### Records for the task
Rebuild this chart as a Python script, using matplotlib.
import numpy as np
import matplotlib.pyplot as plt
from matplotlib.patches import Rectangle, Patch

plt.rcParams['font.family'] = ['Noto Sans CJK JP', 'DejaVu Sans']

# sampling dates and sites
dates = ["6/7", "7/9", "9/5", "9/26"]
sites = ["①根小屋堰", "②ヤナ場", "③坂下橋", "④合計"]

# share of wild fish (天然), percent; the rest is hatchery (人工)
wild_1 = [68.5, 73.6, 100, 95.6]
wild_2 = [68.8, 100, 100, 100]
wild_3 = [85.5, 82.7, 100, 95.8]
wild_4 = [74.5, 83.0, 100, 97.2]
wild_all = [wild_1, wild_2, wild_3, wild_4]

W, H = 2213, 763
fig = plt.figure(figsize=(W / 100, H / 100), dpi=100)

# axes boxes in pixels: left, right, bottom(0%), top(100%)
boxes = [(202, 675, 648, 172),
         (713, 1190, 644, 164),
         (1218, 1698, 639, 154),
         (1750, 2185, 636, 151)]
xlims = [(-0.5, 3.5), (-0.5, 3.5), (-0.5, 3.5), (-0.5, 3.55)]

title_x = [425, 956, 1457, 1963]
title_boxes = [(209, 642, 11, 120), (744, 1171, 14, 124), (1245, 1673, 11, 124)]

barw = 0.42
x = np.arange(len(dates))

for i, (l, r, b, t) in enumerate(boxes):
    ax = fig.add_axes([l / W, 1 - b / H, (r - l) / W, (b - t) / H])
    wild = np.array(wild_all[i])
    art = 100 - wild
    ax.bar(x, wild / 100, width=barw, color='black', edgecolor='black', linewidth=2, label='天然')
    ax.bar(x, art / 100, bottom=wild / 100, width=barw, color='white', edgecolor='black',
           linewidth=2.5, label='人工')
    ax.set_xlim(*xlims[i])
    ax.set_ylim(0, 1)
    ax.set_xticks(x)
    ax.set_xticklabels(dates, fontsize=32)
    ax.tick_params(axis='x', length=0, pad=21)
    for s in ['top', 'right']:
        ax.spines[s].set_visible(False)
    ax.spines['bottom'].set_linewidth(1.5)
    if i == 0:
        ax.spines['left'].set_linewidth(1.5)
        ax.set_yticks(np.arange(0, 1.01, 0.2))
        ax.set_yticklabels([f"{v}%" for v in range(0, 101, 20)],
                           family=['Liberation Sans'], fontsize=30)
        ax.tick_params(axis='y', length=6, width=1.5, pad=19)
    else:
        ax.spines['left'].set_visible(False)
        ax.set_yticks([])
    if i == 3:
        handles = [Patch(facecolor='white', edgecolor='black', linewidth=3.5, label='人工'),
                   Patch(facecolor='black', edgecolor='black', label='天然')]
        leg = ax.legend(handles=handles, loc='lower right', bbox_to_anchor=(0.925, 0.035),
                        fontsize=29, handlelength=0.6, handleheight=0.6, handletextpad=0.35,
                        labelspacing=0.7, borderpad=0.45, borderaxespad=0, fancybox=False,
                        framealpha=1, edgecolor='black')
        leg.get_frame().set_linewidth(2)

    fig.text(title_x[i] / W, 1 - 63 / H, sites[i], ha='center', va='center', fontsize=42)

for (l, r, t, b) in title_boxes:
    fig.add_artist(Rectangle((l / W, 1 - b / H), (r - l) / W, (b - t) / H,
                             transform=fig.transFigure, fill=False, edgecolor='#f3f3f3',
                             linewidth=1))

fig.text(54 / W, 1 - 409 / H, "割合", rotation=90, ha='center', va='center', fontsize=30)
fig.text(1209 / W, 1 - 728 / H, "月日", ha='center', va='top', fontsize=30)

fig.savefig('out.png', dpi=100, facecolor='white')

==

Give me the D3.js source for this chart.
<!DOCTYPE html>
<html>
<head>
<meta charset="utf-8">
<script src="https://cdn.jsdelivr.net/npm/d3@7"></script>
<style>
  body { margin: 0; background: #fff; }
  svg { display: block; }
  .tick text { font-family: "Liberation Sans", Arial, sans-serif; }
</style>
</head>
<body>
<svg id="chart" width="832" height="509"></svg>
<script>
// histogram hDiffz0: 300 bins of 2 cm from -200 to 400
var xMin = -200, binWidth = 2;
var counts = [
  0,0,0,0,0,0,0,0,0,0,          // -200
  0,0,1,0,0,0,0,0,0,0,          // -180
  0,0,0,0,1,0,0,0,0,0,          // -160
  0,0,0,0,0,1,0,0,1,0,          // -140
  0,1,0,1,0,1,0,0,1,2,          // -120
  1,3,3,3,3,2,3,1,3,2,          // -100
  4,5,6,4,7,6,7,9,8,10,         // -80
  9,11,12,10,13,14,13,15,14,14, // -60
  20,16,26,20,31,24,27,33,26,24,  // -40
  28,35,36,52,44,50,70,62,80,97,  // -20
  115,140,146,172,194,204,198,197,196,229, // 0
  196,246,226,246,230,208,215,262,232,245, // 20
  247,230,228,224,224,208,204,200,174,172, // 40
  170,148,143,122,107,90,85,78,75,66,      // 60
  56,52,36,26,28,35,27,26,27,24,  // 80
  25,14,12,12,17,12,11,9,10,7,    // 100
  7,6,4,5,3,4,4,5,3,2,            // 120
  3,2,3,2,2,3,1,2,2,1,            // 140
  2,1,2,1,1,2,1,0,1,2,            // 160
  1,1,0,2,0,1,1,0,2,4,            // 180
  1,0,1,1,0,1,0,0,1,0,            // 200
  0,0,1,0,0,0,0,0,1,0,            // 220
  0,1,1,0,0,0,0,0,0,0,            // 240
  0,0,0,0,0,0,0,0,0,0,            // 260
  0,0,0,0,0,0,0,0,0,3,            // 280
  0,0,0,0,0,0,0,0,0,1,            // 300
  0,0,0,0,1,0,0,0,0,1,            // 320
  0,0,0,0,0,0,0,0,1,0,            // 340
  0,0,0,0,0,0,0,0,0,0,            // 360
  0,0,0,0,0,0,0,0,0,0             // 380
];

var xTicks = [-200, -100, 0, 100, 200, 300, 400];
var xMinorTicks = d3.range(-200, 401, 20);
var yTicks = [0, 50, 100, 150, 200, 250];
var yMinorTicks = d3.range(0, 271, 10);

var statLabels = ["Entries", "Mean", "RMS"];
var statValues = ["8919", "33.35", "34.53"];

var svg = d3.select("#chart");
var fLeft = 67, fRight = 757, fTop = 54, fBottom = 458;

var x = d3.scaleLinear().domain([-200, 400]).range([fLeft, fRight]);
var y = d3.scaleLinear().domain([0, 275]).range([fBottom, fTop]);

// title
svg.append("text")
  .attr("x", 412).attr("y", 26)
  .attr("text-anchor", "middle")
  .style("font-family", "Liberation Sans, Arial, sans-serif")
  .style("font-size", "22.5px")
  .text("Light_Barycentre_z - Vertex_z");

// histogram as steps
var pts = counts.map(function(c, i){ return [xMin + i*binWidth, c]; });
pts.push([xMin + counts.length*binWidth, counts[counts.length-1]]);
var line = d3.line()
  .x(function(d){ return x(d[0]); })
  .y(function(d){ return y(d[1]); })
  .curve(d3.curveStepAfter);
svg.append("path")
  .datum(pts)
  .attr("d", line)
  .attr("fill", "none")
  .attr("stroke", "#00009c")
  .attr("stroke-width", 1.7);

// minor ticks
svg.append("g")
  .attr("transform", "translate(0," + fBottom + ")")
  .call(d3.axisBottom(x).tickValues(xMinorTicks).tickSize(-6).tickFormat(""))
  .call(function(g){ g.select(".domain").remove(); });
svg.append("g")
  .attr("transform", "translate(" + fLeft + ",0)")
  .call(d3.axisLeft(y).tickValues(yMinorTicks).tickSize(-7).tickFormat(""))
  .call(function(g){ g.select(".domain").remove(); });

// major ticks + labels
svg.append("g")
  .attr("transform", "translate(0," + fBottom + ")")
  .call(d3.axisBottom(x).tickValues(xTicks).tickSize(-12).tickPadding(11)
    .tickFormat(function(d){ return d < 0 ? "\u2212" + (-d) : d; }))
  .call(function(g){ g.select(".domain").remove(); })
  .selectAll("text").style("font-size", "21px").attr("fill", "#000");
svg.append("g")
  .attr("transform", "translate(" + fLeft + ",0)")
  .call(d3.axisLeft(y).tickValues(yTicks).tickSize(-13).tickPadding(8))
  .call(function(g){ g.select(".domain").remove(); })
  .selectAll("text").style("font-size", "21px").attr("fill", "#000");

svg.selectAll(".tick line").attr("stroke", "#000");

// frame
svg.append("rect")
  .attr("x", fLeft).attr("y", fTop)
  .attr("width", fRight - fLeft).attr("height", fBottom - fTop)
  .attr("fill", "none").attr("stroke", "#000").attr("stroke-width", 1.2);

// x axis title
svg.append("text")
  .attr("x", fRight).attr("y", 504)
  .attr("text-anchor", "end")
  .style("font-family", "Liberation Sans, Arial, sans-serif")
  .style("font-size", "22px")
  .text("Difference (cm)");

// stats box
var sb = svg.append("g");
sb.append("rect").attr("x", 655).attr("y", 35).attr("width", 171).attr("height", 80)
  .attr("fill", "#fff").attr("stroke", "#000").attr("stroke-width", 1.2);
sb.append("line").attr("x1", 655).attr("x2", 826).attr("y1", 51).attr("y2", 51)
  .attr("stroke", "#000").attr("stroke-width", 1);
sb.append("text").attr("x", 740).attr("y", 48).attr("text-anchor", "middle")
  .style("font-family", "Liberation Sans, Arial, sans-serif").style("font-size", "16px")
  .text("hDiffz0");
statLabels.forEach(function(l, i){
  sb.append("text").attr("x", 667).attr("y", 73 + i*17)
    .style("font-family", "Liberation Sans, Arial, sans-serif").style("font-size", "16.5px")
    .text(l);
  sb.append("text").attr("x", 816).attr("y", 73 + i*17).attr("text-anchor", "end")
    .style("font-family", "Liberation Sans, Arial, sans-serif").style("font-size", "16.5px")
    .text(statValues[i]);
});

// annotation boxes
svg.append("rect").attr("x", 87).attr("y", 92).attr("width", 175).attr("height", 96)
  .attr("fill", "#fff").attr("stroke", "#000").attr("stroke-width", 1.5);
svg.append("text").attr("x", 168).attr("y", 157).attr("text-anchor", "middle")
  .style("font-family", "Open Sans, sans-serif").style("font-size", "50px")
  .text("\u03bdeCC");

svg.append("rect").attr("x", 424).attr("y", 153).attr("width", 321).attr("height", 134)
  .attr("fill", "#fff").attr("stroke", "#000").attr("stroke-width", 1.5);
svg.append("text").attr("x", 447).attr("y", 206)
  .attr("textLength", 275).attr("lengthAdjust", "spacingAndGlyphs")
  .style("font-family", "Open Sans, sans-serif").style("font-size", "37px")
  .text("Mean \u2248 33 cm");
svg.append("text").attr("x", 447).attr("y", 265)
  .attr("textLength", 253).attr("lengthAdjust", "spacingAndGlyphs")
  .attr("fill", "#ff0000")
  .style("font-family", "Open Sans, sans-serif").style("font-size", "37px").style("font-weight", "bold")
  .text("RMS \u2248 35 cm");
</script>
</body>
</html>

==

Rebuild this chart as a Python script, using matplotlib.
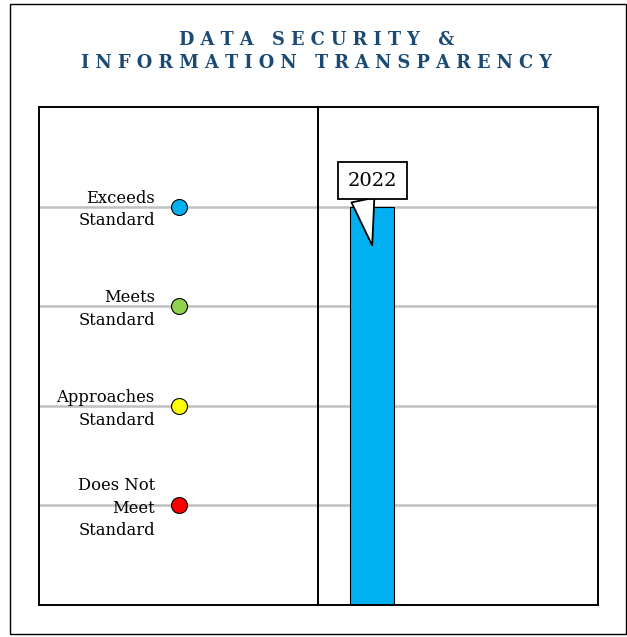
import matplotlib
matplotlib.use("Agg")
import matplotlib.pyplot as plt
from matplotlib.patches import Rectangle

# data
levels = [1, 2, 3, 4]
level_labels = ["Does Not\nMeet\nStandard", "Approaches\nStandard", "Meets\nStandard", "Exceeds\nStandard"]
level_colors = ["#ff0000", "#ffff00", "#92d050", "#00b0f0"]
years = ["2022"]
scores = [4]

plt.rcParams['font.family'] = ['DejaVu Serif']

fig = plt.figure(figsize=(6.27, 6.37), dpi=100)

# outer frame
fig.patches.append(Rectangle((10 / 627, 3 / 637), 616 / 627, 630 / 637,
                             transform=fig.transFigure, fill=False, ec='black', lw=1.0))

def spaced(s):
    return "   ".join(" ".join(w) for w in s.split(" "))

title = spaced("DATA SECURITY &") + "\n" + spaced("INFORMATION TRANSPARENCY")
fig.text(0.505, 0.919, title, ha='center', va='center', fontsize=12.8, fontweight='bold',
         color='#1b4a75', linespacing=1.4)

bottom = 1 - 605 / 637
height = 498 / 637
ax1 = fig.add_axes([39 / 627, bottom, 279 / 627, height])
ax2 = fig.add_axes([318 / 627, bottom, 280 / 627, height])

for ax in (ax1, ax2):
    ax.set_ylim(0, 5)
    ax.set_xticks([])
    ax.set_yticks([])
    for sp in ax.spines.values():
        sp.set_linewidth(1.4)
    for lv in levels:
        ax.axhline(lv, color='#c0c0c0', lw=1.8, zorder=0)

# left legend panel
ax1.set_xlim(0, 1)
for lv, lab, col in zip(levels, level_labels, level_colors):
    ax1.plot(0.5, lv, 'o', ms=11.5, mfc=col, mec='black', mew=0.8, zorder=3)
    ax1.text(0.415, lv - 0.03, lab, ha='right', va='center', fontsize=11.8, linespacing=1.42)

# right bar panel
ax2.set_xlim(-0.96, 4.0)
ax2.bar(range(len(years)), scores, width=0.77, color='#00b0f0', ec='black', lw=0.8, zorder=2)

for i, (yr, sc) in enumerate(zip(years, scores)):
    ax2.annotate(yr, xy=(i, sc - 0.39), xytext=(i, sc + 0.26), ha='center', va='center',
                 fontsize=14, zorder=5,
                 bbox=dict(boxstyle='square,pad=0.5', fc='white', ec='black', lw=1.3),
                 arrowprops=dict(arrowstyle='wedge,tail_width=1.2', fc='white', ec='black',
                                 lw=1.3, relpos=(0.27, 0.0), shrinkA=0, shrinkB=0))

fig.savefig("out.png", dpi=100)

### Your instructions
Copy each line of the preceding data that contains the string "matplotlib".

### Response
Rebuild this chart as a Python script, using matplotlib.
import matplotlib.pyplot as plt
from matplotlib.patches import Rectangle, Patch
Rebuild this chart as a Python script, using matplotlib.
import matplotlib
matplotlib.use("Agg")
import matplotlib.pyplot as plt
from matplotlib.patches import Rectangle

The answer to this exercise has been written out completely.